Once he was made worthy of a sign, about which he wrote: “I was sleeping in the storeroom of my cell, and in a dream I saw the Most Pure Theotokos as a young maiden… The human intellect is incapable of comprehending her beauty, or expressing it in words… Her eyes were filled with tears… Suddenly, she disappeared… With a candle, I approached the Most Pure image of the Hodigitria [Our Lady of the Sign], and understood that the Most Pure Theotokos had truly appeared to me as she is depicted on my cell icon.

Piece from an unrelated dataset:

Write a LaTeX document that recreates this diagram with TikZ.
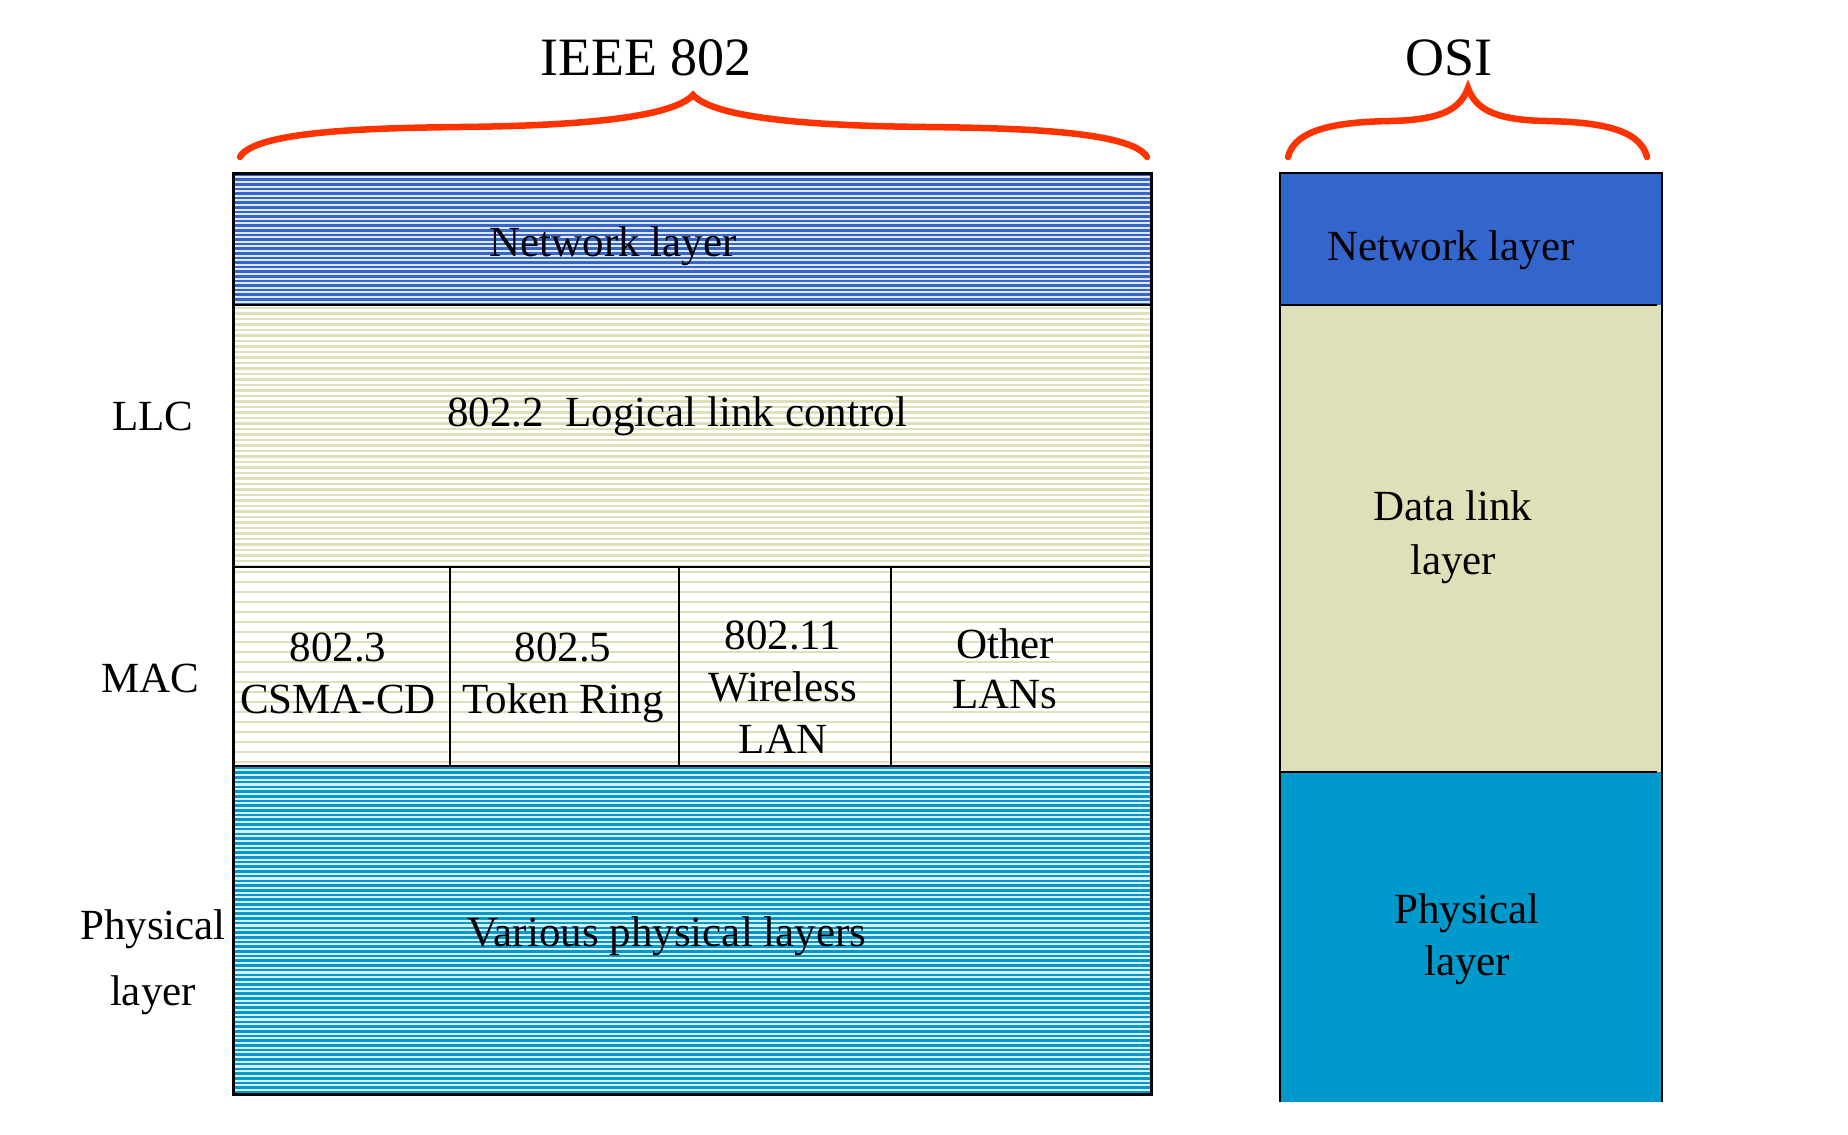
\documentclass[tikz,border=0pt]{standalone}
\usepackage{fontspec}
\setmainfont{Liberation Serif}
\definecolor{netblue}{HTML}{3366CC}
\definecolor{netlight}{HTML}{E2E8F5}
\definecolor{olivefill}{HTML}{E0E0B8}
\definecolor{phyblue}{HTML}{0099CC}
\definecolor{phylight}{HTML}{D6EEF7}
\definecolor{bracered}{HTML}{FF3300}
\begin{document}
\begin{tikzpicture}[x=1pt,y=-1pt,
  lbl/.style={font=\fontsize{43}{52}\selectfont, align=center, anchor=base, inner sep=0pt},
  ttl/.style={font=\fontsize{54}{60}\selectfont, anchor=base, inner sep=0pt},
  brace/.style={draw=bracered, line width=6.5pt, line cap=round},
  outline/.style={draw=black, line width=3pt},
  divider/.style={draw=black, line width=2.5pt}]
\useasboundingbox (0,0) rectangle (1848,1135);

% ---- IEEE 802 striped stack ----
\begin{scope}
\clip (233,173) rectangle (1151,305);
\fill[netlight] (233,173) rectangle (1151,305);
\foreach \k in {0,...,29} \draw[netblue, line width=2.6pt] (233,{175+4.6*\k}) -- (1151,{175+4.6*\k});
\end{scope}
\begin{scope}
\clip (233,305) rectangle (1151,567);
\fill[white] (233,305) rectangle (1151,567);
\foreach \k in {0,...,48} \draw[olivefill, line width=2.5pt] (233,{308+5.5*\k}) -- (1151,{308+5.5*\k});
\end{scope}
\begin{scope}
\clip (233,567) rectangle (1151,766);
\fill[white] (233,567) rectangle (1151,766);
\foreach \k in {0,...,20} \draw[olivefill, line width=2.5pt] (233,{572+10*\k}) -- (1151,{572+10*\k});
\end{scope}
\begin{scope}
\clip (233,766) rectangle (1151,1094);
\fill[phylight] (233,766) rectangle (1151,1094);
\foreach \k in {0,...,70} \draw[phyblue, line width=2.6pt] (233,{768+4.7*\k}) -- (1151,{768+4.7*\k});
\end{scope}
\draw[divider] (233,305) -- (1151,305);
\draw[divider] (233,567) -- (1151,567);
\draw[divider] (233,766) -- (1151,766);
\draw[divider] (450,567) -- (450,766);
\draw[divider] (679,567) -- (679,766);
\draw[divider] (891,567) -- (891,766);
\draw[outline] (233,173) rectangle (1151,1094);

% ---- OSI stack ----
\fill[netblue] (1280,173) rectangle (1662,305);
\fill[olivefill] (1280,305) rectangle (1662,772);
\fill[phyblue] (1280,772) rectangle (1662,1102);
\draw[divider] (1280,305) -- (1657,305);
\draw[divider] (1280,772) -- (1657,772);
\draw[draw=black, line width=2.2pt] (1280,1102) -- (1280,173) -- (1662,173) -- (1662,1102);

% ---- braces ----
\draw[brace] (240,157) .. controls (255,130) and (380,128) .. (460,127)
  .. controls (560,126) and (670,120) .. (693,95)
  .. controls (716,120) and (826,126) .. (926,127)
  .. controls (1006,128) and (1131,130) .. (1147,157);
\draw[brace] (1288,157) .. controls (1295,128) and (1340,122) .. (1390,121)
  .. controls (1440,120) and (1460,110) .. (1468,88)
  .. controls (1476,110) and (1496,120) .. (1546,121)
  .. controls (1596,122) and (1640,128) .. (1647,157);

% ---- texts (base anchor = baseline of last line) ----
\node[ttl] (ieee) at (646,75) {IEEE 802};
\node[ttl] (osi) at (1449,75) {OSI};
\node[lbl] (netL) at (613,256) {Network layer};
\node[lbl] (netR) at (1451,260) {Network layer};
\node[lbl] (llctext) at (677,426) {802.2\ \ Logical link control};
\node[lbl] (llc) at (153,430) {LLC};
\node[lbl] (mac) at (150,692) {MAC};
\node[lbl, font=\fontsize{43}{66}\selectfont] (phyL) at (153,1005) {Physical\\layer};
\node[lbl] (m3) at (338,713) {802.3\\CSMA-CD};
\node[lbl] (m5) at (563,713) {802.5\\Token Ring};
\node[lbl] (m11) at (783,753) {802.11\\Wireless\\LAN};
\node[lbl, font=\fontsize{43}{50}\selectfont] (mo) at (1005,708) {Other\\LANs};
\node[lbl] (var) at (667,946) {Various physical layers};
\node[lbl, font=\fontsize{43}{54}\selectfont] (dll) at (1453,574) {Data link\\layer};
\node[lbl] (phyR) at (1467,975) {Physical\\layer};
\end{tikzpicture}
\end{document}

St. Martyrius was glorified with the gift of healing. In 1595, in the city of Tver, he healed the son of Tsar Symeon Bekbulatovich, putting on the breast of the dying one the Tikhvin Icon of the Mother of God. One and one-half years before his death, St. Martyrius gave himself over to complete silence. He selected a gravesite, made a coffin for himself, and before it prayed with tears. On March 1, 1603, the venerable one communed of Christ’s Holy Gifts and presented himself before the Lord. The relics of St. Martyrius rest hidden away in the lower church dedicated to St. John the Theologian in the Holy Trinity Cathedral of the Zelenets Monastery. In the years 1612 and 1613, the monastery was looted and put to the torch by the Swedes. The crypt of the Venerable One was re-established by Metropolitan Cornelius, former abbot of the monastery. In retirement there, he wrote the life of the saint and composed a service to this holy worthy one.